Thanks, James

Published by MrHonner on

I was recently surprised by a visit from a student I hadn’t seen in eight years. Though he had often come to mind, I never expected to see him again.

Eight school years ago, James and I got off to a good start. But in the spring term, expectations were not being met. On a bad day, I communicated this to James in a way that negatively impacted our relationship. He stopped coming to class.

I didn’t see him for a week or so. When I tracked him down, he told me he had lost respect for me because of the way I had treated him. It was hard to hear; the truth often is. I apologized. He resumed coming to class and finished the year, but our relationship was never quite right again.

The falling out was on both our minds when he visited. “I still think about it,” I said. “Yeah, I wanted to apologize for that,” James replied. I told him no apology was necessary. In fact, I appreciated his courage and maturity in calling me out. I had good intentions, but my actions made the situation worse. It happens sometimes: Often enough, in my career, that I feel like I’ve finally learned my lesson.

Unfortunately I won’t get the opportunity to resolve all those issues from the past. But I’m glad I got that chance here. James is doing well, figuring out who he is, finding success. I’m not sure exactly why, but there was some comfort in knowing that our falling out affected him, too. I was grateful that we could find some positive resolution, even after eight years.

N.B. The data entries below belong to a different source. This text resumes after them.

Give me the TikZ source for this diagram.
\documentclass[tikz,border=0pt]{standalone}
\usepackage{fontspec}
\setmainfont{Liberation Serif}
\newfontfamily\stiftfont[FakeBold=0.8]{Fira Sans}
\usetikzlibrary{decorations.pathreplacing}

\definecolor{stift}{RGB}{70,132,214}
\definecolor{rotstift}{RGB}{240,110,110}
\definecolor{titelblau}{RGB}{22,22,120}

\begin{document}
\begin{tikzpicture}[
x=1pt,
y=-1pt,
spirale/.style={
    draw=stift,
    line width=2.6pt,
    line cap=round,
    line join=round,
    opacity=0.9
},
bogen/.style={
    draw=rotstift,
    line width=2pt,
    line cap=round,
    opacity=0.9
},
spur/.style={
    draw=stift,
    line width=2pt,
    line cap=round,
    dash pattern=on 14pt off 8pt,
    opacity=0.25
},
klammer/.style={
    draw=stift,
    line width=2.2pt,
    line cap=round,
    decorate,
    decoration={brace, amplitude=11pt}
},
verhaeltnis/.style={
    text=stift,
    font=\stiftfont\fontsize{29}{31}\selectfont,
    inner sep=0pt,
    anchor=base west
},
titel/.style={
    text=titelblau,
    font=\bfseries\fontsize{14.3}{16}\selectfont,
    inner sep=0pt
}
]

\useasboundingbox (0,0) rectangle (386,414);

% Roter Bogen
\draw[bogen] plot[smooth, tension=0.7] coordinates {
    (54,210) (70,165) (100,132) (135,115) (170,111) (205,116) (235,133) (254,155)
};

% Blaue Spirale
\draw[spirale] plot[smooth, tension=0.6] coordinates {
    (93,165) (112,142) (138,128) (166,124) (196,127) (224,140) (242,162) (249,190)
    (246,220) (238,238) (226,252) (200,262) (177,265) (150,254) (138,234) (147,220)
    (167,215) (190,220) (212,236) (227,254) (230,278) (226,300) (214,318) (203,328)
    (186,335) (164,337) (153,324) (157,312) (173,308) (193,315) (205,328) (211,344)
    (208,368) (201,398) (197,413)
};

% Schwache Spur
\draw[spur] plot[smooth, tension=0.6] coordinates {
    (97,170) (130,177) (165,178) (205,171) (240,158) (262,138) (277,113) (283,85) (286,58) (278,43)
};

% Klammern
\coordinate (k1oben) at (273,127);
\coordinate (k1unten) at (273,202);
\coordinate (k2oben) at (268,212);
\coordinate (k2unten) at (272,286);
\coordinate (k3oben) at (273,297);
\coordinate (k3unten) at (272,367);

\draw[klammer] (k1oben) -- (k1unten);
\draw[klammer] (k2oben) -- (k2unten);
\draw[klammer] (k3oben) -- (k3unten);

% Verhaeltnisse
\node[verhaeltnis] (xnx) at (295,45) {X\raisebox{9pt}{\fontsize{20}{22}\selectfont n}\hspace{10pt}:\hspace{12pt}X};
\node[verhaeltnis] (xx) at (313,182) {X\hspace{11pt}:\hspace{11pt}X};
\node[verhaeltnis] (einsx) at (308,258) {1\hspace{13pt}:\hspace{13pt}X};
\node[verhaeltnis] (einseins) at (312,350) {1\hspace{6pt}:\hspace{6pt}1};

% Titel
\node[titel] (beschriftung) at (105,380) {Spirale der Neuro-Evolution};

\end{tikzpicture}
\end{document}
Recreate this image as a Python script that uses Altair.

Teaching is an incredibly challenging job. It is a constant struggle to find balance: the balance between expectations and patience; between being tough and being understanding; between pushing a young person and letting them be. As teachers, we are challenged to find that balance a hundred times a day. Somedays we come up short, and we have to live with the consequences. This is the emotional toll of the job.

But that emotional investment also means a brief, unexpected visit years later can make a world of difference. Thanks, James.